Frenchman Sebastien Raoult pleaded not guilty to cybercrimes Friday in Seattle federal court, two days after he was extradited from Morocco.

Frenchman extradited to US on hacking charges pleads not guilty

Federal Judge Michelle Peterson told the 21-year-old Raoult that he was charged with nine counts, including conspiracy, computer intrusion, wire fraud and aggravated identity theft.

Raoult listened through an interpreter.

After Raoult’s plea of not guilty, the judge ordered him to be detained as a flight risk until a hearing April 3.

Moroccan authorities arrested Raoult at Rabat airport May 31 at the request of the US Department of Justice. Along with Raoult, two other French nationals were also arrested, Gabriel Bildstein, 23, and Abdel-Hakim El-Ahmadi, 22.

According to Raoult’s indictment, he and the other two men are alleged to have formed a hacking team, dubbed “ShinyHunters,” to steal confidential data from 60 companies to sell on the dark web where criminals routinely operate.

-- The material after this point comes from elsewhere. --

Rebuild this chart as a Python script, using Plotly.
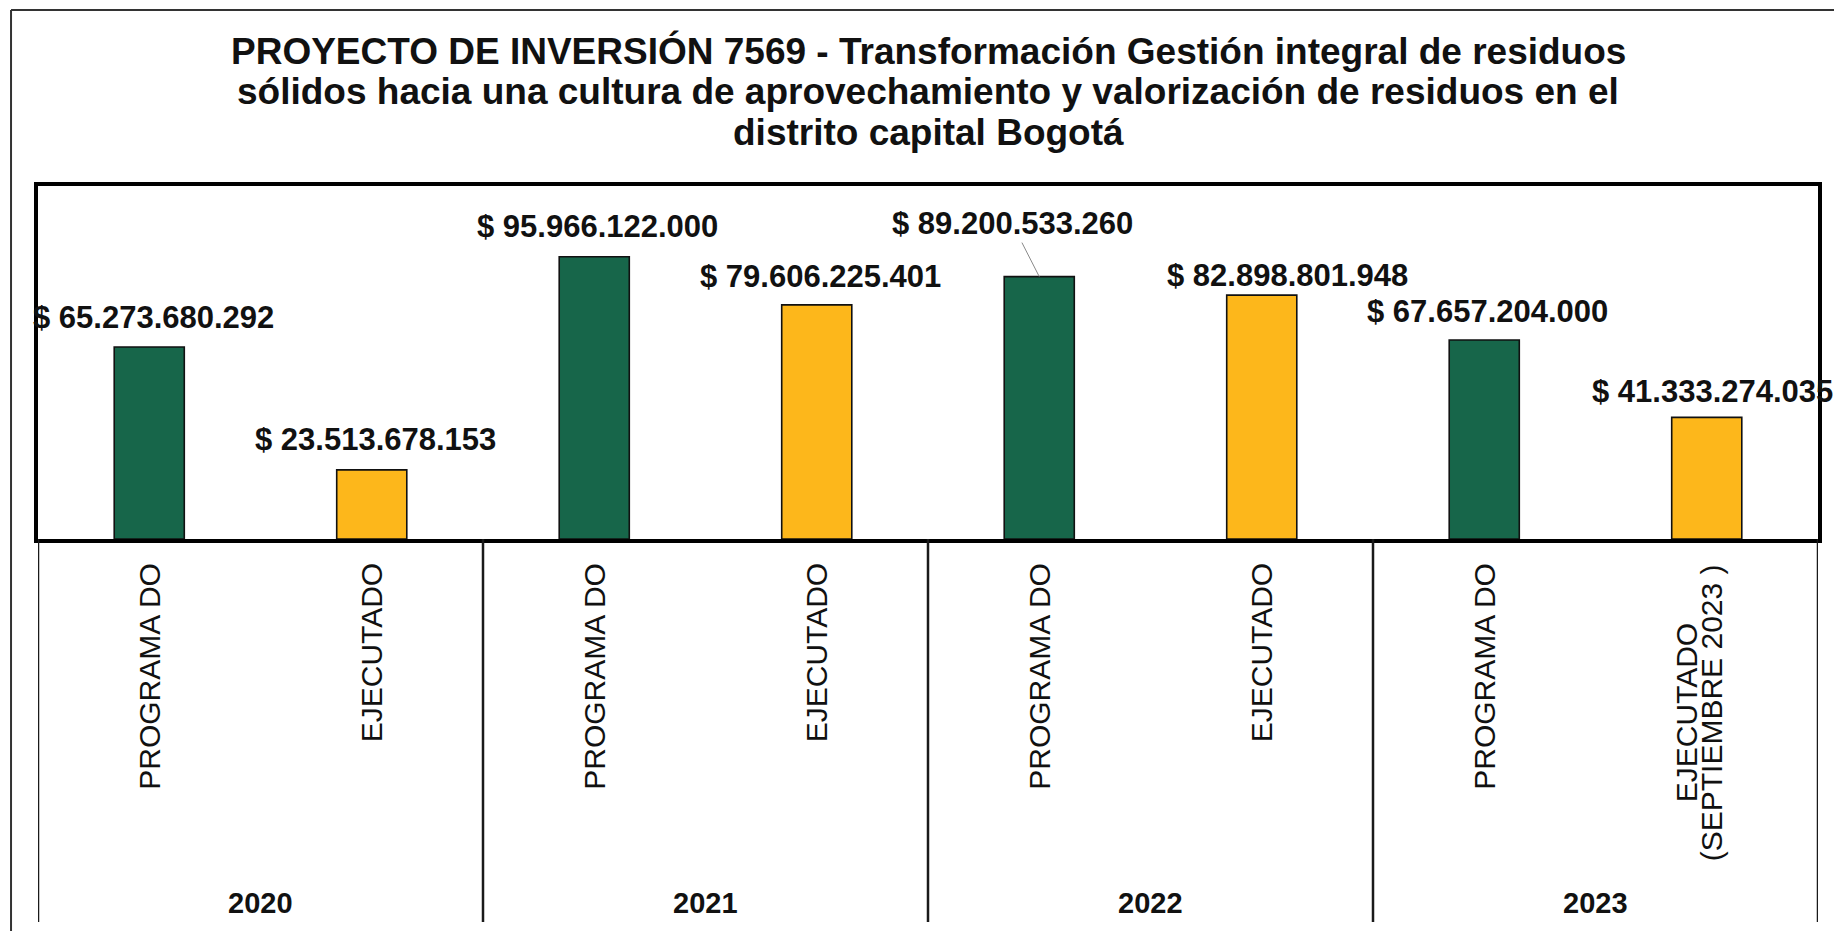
import plotly.graph_objects as go

# ---------------- data ----------------
years = ["2020", "2020", "2021", "2021", "2022", "2022", "2023", "2023"]
stages = ["PROGRAMADO", "EJECUTADO", "PROGRAMADO", "EJECUTADO",
          "PROGRAMADO", "EJECUTADO", "PROGRAMADO", "EJECUTADO"]
stage_labels = ["PROGRAMA DO", "EJECUTADO", "PROGRAMA DO", "EJECUTADO",
                "PROGRAMA DO", "EJECUTADO", "PROGRAMA DO",
                "EJECUTADO<br>(SEPTIEMBRE 2023 )"]
values = [65273680292, 23513678153, 95966122000, 79606225401,
          89200533260, 82898801948, 67657204000, 41333274035]
value_labels = ["$ 65.273.680.292", "$ 23.513.678.153", "$ 95.966.122.000",
                "$ 79.606.225.401", "$ 89.200.533.260", "$ 82.898.801.948",
                "$ 67.657.204.000", "$ 41.333.274.035"]
year_groups = ["2020", "2021", "2022", "2023"]
title_lines = [
    "PROYECTO DE INVERSIÓN 7569 - Transformación Gestión integral de residuos",
    "sólidos hacia una cultura de aprovechamiento y valorización de residuos en el",
    "distrito capital Bogotá",
]

# ---------------- styling ----------------
GREEN = "#17664A"
YELLOW = "#FDB71B"
FONT = "Liberation Sans, Arial, sans-serif"
W, H = 1834, 931
L, R, T, B = 38, 14, 186, 392
PW, PH = W - L - R, H - T - B
# per-label offsets (pixels) for the value labels: (xshift, yshift)
label_offsets = [(4, 29), (4, 30), (3, 30), (4, 28), None, (26, 20), (3, 28), (6, 26)]


def px2x(px):
    return (px - L) / PW


def py2y(py):
    return (H - B - py) / PH


cats = [f"{y} {s}" for y, s in zip(years, stages)]

fig = go.Figure()
for stage, color in [("PROGRAMADO", GREEN), ("EJECUTADO", YELLOW)]:
    idx = [i for i, s in enumerate(stages) if s == stage]
    fig.add_trace(go.Bar(
        x=[cats[i] for i in idx], y=[values[i] for i in idx], name=stage,
        marker=dict(color=color, line=dict(color="#111111", width=1.6)),
        width=0.315, showlegend=False, hoverinfo="x+y",
    ))

annotations = []
# value labels
for i, (c, v, lab) in enumerate(zip(cats, values, value_labels)):
    txt = f"<b>{lab}</b>"
    if label_offsets[i] is None:
        annotations.append(dict(
            x=c, y=v, xref="x", yref="y", text=txt, showarrow=True,
            arrowhead=0, arrowwidth=1, arrowcolor="#8a8a8a", ax=-27, ay=-53,
            standoff=0, font=dict(family=FONT, size=31, color="#111111"),
        ))
    else:
        dx, dy = label_offsets[i]
        annotations.append(dict(
            x=c, y=v, xref="x", yref="y", text=txt, showarrow=False,
            xanchor="center", yanchor="middle", xshift=dx, yshift=dy,
            font=dict(family=FONT, size=31, color="#111111"),
        ))

# category (stage) labels
for c, lab in zip(cats, stage_labels):
    parts = lab.split("<br>")
    if len(parts) == 1:
        annotations.append(dict(
            x=c, y=0, xref="x", yref="paper", text=lab, showarrow=False,
            textangle=-90, xanchor="center", yanchor="top", yshift=-22,
            font=dict(family=FONT, size=30, color="#111111"),
        ))
    else:
        n = len(parts)
        for j, part in enumerate(parts):
            annotations.append(dict(
                x=c, y=0, xref="x", yref="paper", text=part, showarrow=False,
                textangle=-90, xanchor="center", yanchor="middle",
                xshift=-8 + (j - (n - 1) / 2) * 25, yshift=-174,
                font=dict(family=FONT, size=30, color="#111111"),
            ))
# year labels
for g, yr in enumerate(year_groups):
    annotations.append(dict(
        x=2 * g + 0.5, y=py2y(903), xref="x", yref="paper",
        text=f"<b>{yr}</b>", showarrow=False, xanchor="center", yanchor="middle",
        font=dict(family=FONT, size=29, color="#111111"),
    ))
# title lines
for line, py in zip(title_lines, [51, 91, 132]):
    annotations.append(dict(
        x=0.5, y=py2y(py), xref="paper", yref="paper", text=f"<b>{line}</b>",
        showarrow=False, xanchor="center", yanchor="middle",
        font=dict(family=FONT, size=37, color="#111111"),
    ))

shapes = []
# group dividers below the axis
for k in range(len(year_groups) + 1):
    shapes.append(dict(
        type="line", xref="x", yref="paper", x0=2 * k - 0.5, x1=2 * k - 0.5,
        y0=0, y1=py2y(922), line=dict(color="#1a1a1a", width=2.5),
    ))
# outer chart frame (top and left edges)
shapes.append(dict(type="line", xref="paper", yref="paper",
                   x0=px2x(11), x1=px2x(W + 5), y0=py2y(10), y1=py2y(10),
                   line=dict(color="#333333", width=2)))
shapes.append(dict(type="line", xref="paper", yref="paper",
                   x0=px2x(11), x1=px2x(11), y0=py2y(10), y1=py2y(H + 5),
                   line=dict(color="#333333", width=2)))

fig.update_layout(
    width=W, height=H,
    margin=dict(l=L, r=R, t=T, b=B, pad=0),
    paper_bgcolor="white", plot_bgcolor="white",
    barmode="overlay",
    annotations=annotations, shapes=shapes,
    xaxis=dict(type="category", categoryorder="array", categoryarray=cats,
               range=[-0.5, len(cats) - 0.5], showticklabels=False,
               ticks="", showgrid=False, zeroline=False,
               showline=True, mirror=True, linecolor="#000000", linewidth=3.5),
    yaxis=dict(range=[0, 120e9], showticklabels=False, ticks="",
               showgrid=False, zeroline=False,
               showline=True, mirror=True, linecolor="#000000", linewidth=3.5),
    font=dict(family=FONT),
)

fig.write_html(
    "out.html",
    config={"displayModeBar": False},
    post_script="document.body.style.margin='0';document.body.style.overflow='hidden';",
)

Some of the companies are located in the Seattle area.

According to experts, beginning in 2020, the hackers stole customer data from the Indonesian e-commerce site Tokopedia, the US clothing brand Bonobos, the US telecom AT&T and many other companies, putting the personal data for sale on the dark web.

The criminal charges carry a possible jail term of up to 27 years in prison.